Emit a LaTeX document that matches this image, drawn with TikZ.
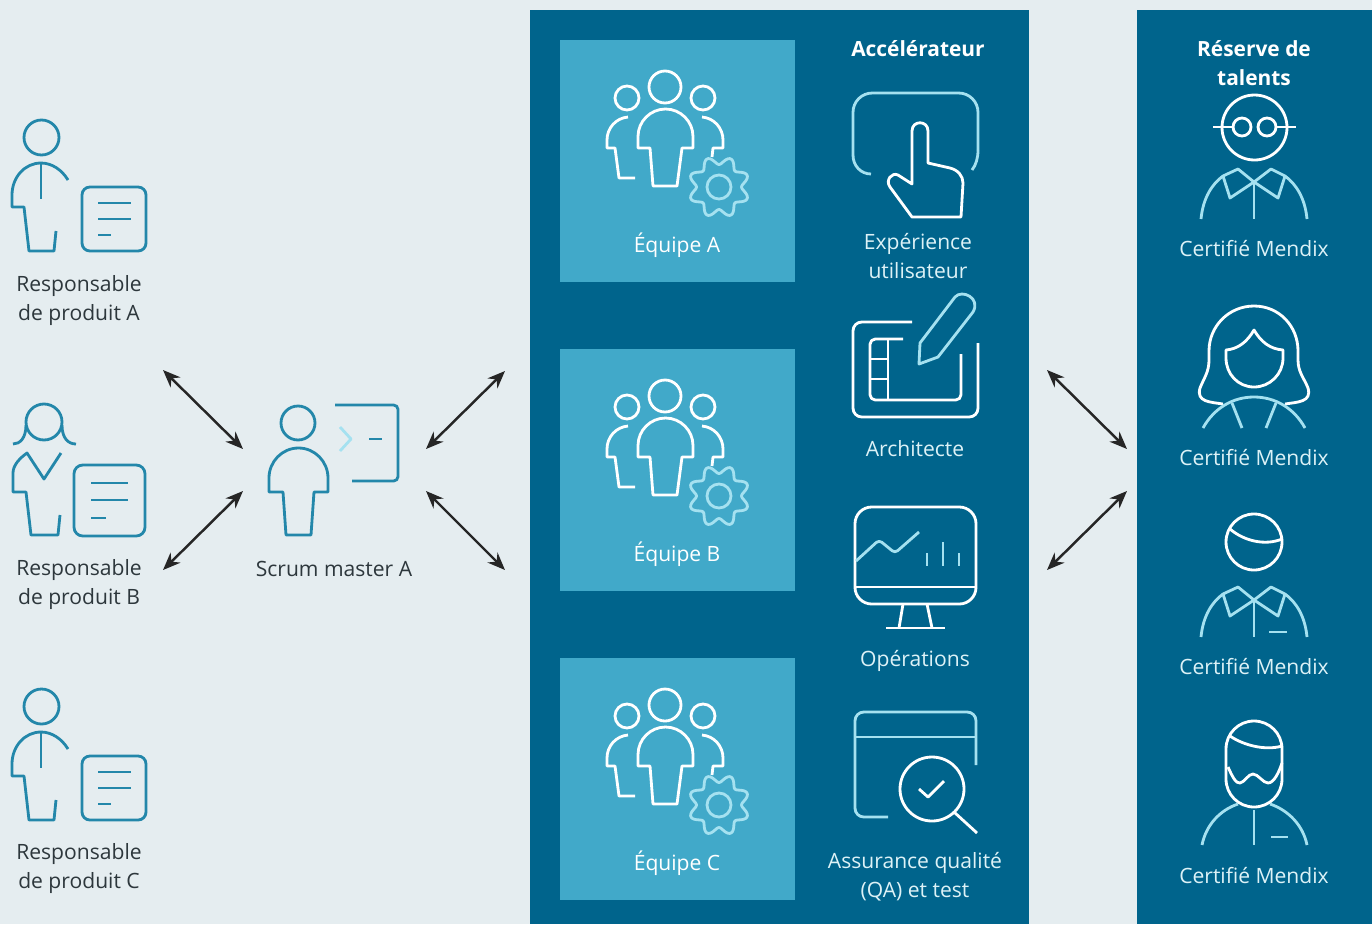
\documentclass[tikz,border=0pt]{standalone}
\usepackage{fontspec}
\setmainfont{Open Sans}
\usetikzlibrary{arrows.meta}
\definecolor{pagebg}{HTML}{E5EDF0}
\definecolor{paneldark}{HTML}{00648C}
\definecolor{teambox}{HTML}{41A9C9}
\definecolor{iconteal}{HTML}{2387AA}
\definecolor{iconlight}{HTML}{A5E1F0}
\definecolor{textdark}{HTML}{2D373C}
\definecolor{textlight}{HTML}{DDF2F7}
\tikzset{
 labeldark/.style={text=textdark,align=center,font=\fontsize{12}{16.5}\selectfont},
 labellight/.style={text=textlight,align=center,font=\fontsize{12}{16.5}\selectfont},
 labelhead/.style={text=white,align=center,font=\fontsize{11.9}{16.5}\selectfont\bfseries},
 tealline/.style={draw=iconteal,line width=1.6pt,line join=round},
 whiteline/.style={draw=white,line width=1.6pt,line join=round},
 lightline/.style={draw=iconlight,line width=1.6pt,line join=round},
 twoway/.style={{Stealth[length=10pt,width=8pt]}-{Stealth[length=10pt,width=8pt]},draw=black!85,line width=1.4pt}
}
% man with sheet, #1 = vertical shift
\newcommand{\ownericon}[1]{
 \begin{scope}[shift={(0,#1)}]
 \draw[tealline](41.5,137.5) circle [radius=17.5];
 \draw[tealline](68,180) .. controls (62,170) and (52,163) .. (41,163) .. controls (25,163) and (12,177) .. (12,195) -- (12,207) -- (24,207) -- (29,251) -- (54,251) -- (56,231);
 \draw[tealline](41,163) -- (41,199);
 \draw[tealline,rounded corners=4.5pt](82,187) rectangle (146,251);
 \draw[tealline](98,203) -- (131,203);
 \draw[tealline](98,219) -- (131,219);
 \draw[tealline](98,235) -- (111,235);
 \end{scope}
}
% shirt with collar, #1 = vertical shift
\newcommand{\shirticon}[1]{
 \begin{scope}[shift={(0,#1)}]
 \draw[lightline](1201,219) .. controls (1203,198) and (1212,184) .. (1223,176);
 \draw[lightline](1285,176) .. controls (1296,184) and (1305,198) .. (1307,219);
 \draw[lightline](1254,182) -- (1230,198) -- (1223,176) -- (1238,169) -- (1254,182) -- (1271,169) -- (1285,176) -- (1278,198) -- cycle;
 \draw[lightline](1254,182) -- (1254,219);
 \end{scope}
}
\begin{document}
\begin{tikzpicture}[x=0.02cm,y=-0.02cm]
 \useasboundingbox (0,0) rectangle (1372,924);
 \fill[pagebg](0,0) rectangle (1372,924);
 \fill[paneldark](530,10) rectangle (1029,924);
 \fill[paneldark](1137,10) rectangle (1372,924);
 % teams
 \foreach \dy/\teamname in {0/A,309/B,618/C}{
 \begin{scope}[shift={(0,\dy)}]
 \fill[teambox](560,40) rectangle (795,282);
 \draw[whiteline](665,87) circle [radius=16];
 \draw[whiteline](627,98) circle [radius=12];
 \draw[whiteline](703,98) circle [radius=12];
 \draw[whiteline](638,148) -- (638,136.5) .. controls (638,121.4) and (650.4,109) .. (665.5,109) .. controls (680.6,109) and (693,121.4) .. (693,136.5) -- (693,148) -- (682,148) -- (677,186) -- (653,186) -- (650,148) -- cycle;
 \draw[whiteline](628,117) .. controls (616,118) and (607,128) .. (607,140) -- (607,148) -- (615,148) -- (619,178) -- (635,178);
 \draw[whiteline](702,117) .. controls (714,118) and (723,128) .. (723,140) -- (723,148) -- (713,148) -- (712,157);
 \draw[lightline](719,187) circle [radius=12];
 \draw[lightline] plot[domain=0:360,samples=121,smooth] ({719+(26.5-4*cos(8*\x))*cos(\x)},{187+(26.5-4*cos(8*\x))*sin(\x)}) -- cycle;
 \node[labellight,text=white] (team\teamname) at (677,245) {Équipe \teamname};
 \end{scope}
 }
 % product owners
 \ownericon{0}
 \ownericon{569}
 \draw[tealline](44,422) circle [radius=18];
 \draw[tealline](26,425) .. controls (26,438) and (20,444) .. (13,444);
 \draw[tealline](62,425) .. controls (62,438) and (68,444) .. (76,444);
 \draw[tealline](60,515) -- (58,535) -- (31,535) -- (26,492) -- (13,492) -- (13,473) .. controls (13,465) and (20,458) .. (27,453) -- (44,479) -- (61,453);
 \draw[tealline,rounded corners=5pt](74,465) rectangle (145,536);
 \draw[tealline](91,483) -- (128,483);
 \draw[tealline](91,500) -- (128,500);
 \draw[tealline](91,518) -- (106,518);
 \node[labeldark] (ownerA) at (79,300.5) {Responsable\\de produit A};
 \node[labeldark] (ownerB) at (79,585) {Responsable\\de produit B};
 \node[labeldark] (ownerC) at (79,869) {Responsable\\de produit C};
 % scrum master
 \draw[tealline](298,423) circle [radius=17];
 \draw[tealline](269,492) -- (269,478) .. controls (269,461.7) and (282,448) .. (298.5,448) .. controls (315,448) and (328,461.7) .. (328,478) -- (328,492) -- (314,492) -- (311,535) -- (286,535) -- (283,492) -- cycle;
 \draw[tealline,rounded corners=2.5pt](335,405) -- (398,405) -- (398,481) -- (352,481);
 \draw[tealline](369,439) -- (382,439);
 \draw[lightline](340,427) -- (351,439) -- (340,451);
 \node[labeldark] (scrumA) at (334,569) {Scrum master A};
 % accelerator
 \node[labelhead] (accel) at (918,49) {Accélérateur};
 \draw[lightline,rounded corners=11pt](853,155) -- (853,93) -- (978,93) -- (978,150);
 \draw[lightline](871,174) .. controls (861,174) and (853,166) .. (853,155);
 \draw[lightline](978,150) .. controls (978,158) and (976,165) .. (972,170);
 \draw[whiteline](912,184) -- (912,131) .. controls (912,120) and (928,120) .. (928,131) -- (928,163) -- (950,168) .. controls (958,170) and (963,176) .. (963,183) -- (961,217) -- (912,217) -- (890,187) .. controls (885,180) and (892,172) .. (898,175) -- cycle;
 \node[labellight] (uxlabel) at (918,256) {Expérience\\utilisateur};
 \draw[whiteline,rounded corners=5pt](912,322) -- (853,322) -- (853,417) -- (978,417) -- (978,343);
 \draw[whiteline,rounded corners=3pt](903,339) -- (870,339) -- (870,400) -- (961,400) -- (961,354);
 \draw[whiteline](888,339) -- (888,400);
 \draw[whiteline](870,359) -- (888,359);
 \draw[whiteline](870,379) -- (888,379);
 \draw[lightline](919,364) -- (920,343) -- (955,297) .. controls (962,289) and (981,298) .. (973,312) -- (938,357) -- cycle;
 \node[labellight] (archlabel) at (915,449) {Architecte};
 \draw[whiteline,rounded corners=9.5pt](855,507) rectangle (976,604);
 \draw[whiteline](855,587) -- (976,587);
 \draw[whiteline](903,604) -- (899,628);
 \draw[whiteline](927,604) -- (932,628);
 \draw[whiteline](886,628) -- (945,628);
 \draw[lightline,rounded corners=2pt](856,561) -- (879,540) -- (895,553) -- (919,532);
 \draw[lightline](927,553) -- (927,566);
 \draw[lightline](943,542) -- (943,566);
 \draw[lightline](959,553) -- (959,566);
 \node[labellight] (opslabel) at (915,661) {Opérations};
 \draw[lightline,rounded corners=5pt](976,765) -- (976,712) -- (855,712) -- (855,817) -- (888,817);
 \draw[lightline](855,737) -- (976,737);
 \draw[whiteline](932,789) circle [radius=32];
 \draw[whiteline](954,812) -- (977,833);
 \draw[whiteline](919,789) -- (928,797) -- (944,781);
 \node[labellight] (qalabel) at (915,877) {Assurance qualité\\(QA) et test};
 % talent pool
 \node[labelhead] (pool) at (1254,63.5) {Réserve de\\talents};
 \draw[whiteline](1254.5,127.5) circle [radius=32.5];
 \draw[whiteline](1242,127) circle [radius=9];
 \draw[whiteline](1267,127) circle [radius=9];
 \draw[whiteline](1213,127) -- (1233,127);
 \draw[whiteline](1276,127) -- (1296,127);
 \shirticon{0}
 \node[labellight] (certA) at (1254,249) {Certifié Mendix};
 \draw[whiteline](1223,404) .. controls (1210,402) and (1196,402) .. (1200,388) .. controls (1204,378) and (1209,372) .. (1209,360) -- (1209,351) .. controls (1209,326) and (1229,306) .. (1254,306) .. controls (1279,306) and (1298,326) .. (1298,351) -- (1298,360) .. controls (1298,372) and (1304,378) .. (1308,388) .. controls (1312,402) and (1298,402) .. (1285,404);
 \draw[whiteline](1254,330) .. controls (1247,342) and (1238,349) .. (1226,350) -- (1226,358) .. controls (1226,374) and (1238,387) .. (1254,387) .. controls (1270,387) and (1283,374) .. (1283,358) -- (1283,350) .. controls (1270,349) and (1261,342) .. (1254,330) -- cycle;
 \draw[lightline](1203,428) .. controls (1214,408) and (1233,397) .. (1254,397) .. controls (1275,397) and (1294,408) .. (1305,428);
 \draw[lightline](1232,403) -- (1242,428);
 \draw[lightline](1276,403) -- (1266,428);
 \node[labellight] (certB) at (1254,458) {Certifié Mendix};
 \draw[whiteline](1254,542) circle [radius=28];
 \draw[whiteline](1230,529) .. controls (1244,541) and (1265,546) .. (1282,539);
 \shirticon{418}
 \draw[lightline](1269,632) -- (1287,632);
 \node[labellight] (certC) at (1254,667) {Certifié Mendix};
 \draw[whiteline](1226,749) .. controls (1226,733.5) and (1238.5,721) .. (1254,721) .. controls (1269.5,721) and (1282,733.5) .. (1282,749) -- (1282,779) .. controls (1282,794.5) and (1269.5,807) .. (1254,807) .. controls (1238.5,807) and (1226,794.5) .. (1226,779) -- cycle;
 \draw[whiteline](1230,736) .. controls (1243,745) and (1265,751) .. (1282,746);
 \draw[whiteline](1228,767) .. controls (1232,776) and (1236,784) .. (1240,783) .. controls (1245,782) and (1248,774) .. (1253,774) .. controls (1258,774) and (1263,783) .. (1268,783) .. controls (1274,783) and (1279,772) .. (1282,763);
 \draw[lightline](1202,845) .. controls (1206,825) and (1220,810) .. (1238,804);
 \draw[lightline](1270,804) .. controls (1288,810) and (1303,825) .. (1307,845);
 \draw[lightline](1254,810) -- (1254,845);
 \draw[lightline](1271,837) -- (1288,837);
 \node[labellight] (certD) at (1254,876) {Certifié Mendix};
 % arrows
 \coordinate (ownerTop) at (163,370);
 \coordinate (ownerBot) at (163,570);
 \coordinate (scrumInTop) at (243,449);
 \coordinate (scrumInBot) at (243,491);
 \coordinate (scrumOutTop) at (426,449);
 \coordinate (scrumOutBot) at (426,491);
 \coordinate (teamsTop) at (505,371);
 \coordinate (teamsBot) at (505,570);
 \coordinate (accelTop) at (1047,370);
 \coordinate (accelBot) at (1047,570);
 \coordinate (poolTop) at (1127,449);
 \coordinate (poolBot) at (1127,491);
 \draw[twoway](ownerTop) -- (scrumInTop);
 \draw[twoway](ownerBot) -- (scrumInBot);
 \draw[twoway](scrumOutTop) -- (teamsTop);
 \draw[twoway](scrumOutBot) -- (teamsBot);
 \draw[twoway](accelTop) -- (poolTop);
 \draw[twoway](accelBot) -- (poolBot);
\end{tikzpicture}
\end{document}
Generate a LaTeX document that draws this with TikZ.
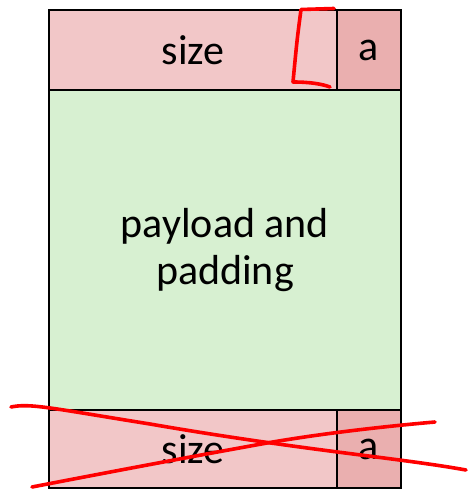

★ ★ ★ ★

● Objective
Find the word "this" in the entries above and gather every line that holds it.

● Output below
Emit a LaTeX document that matches this image, drawn with TikZ.
Generate a LaTeX document that draws this with TikZ.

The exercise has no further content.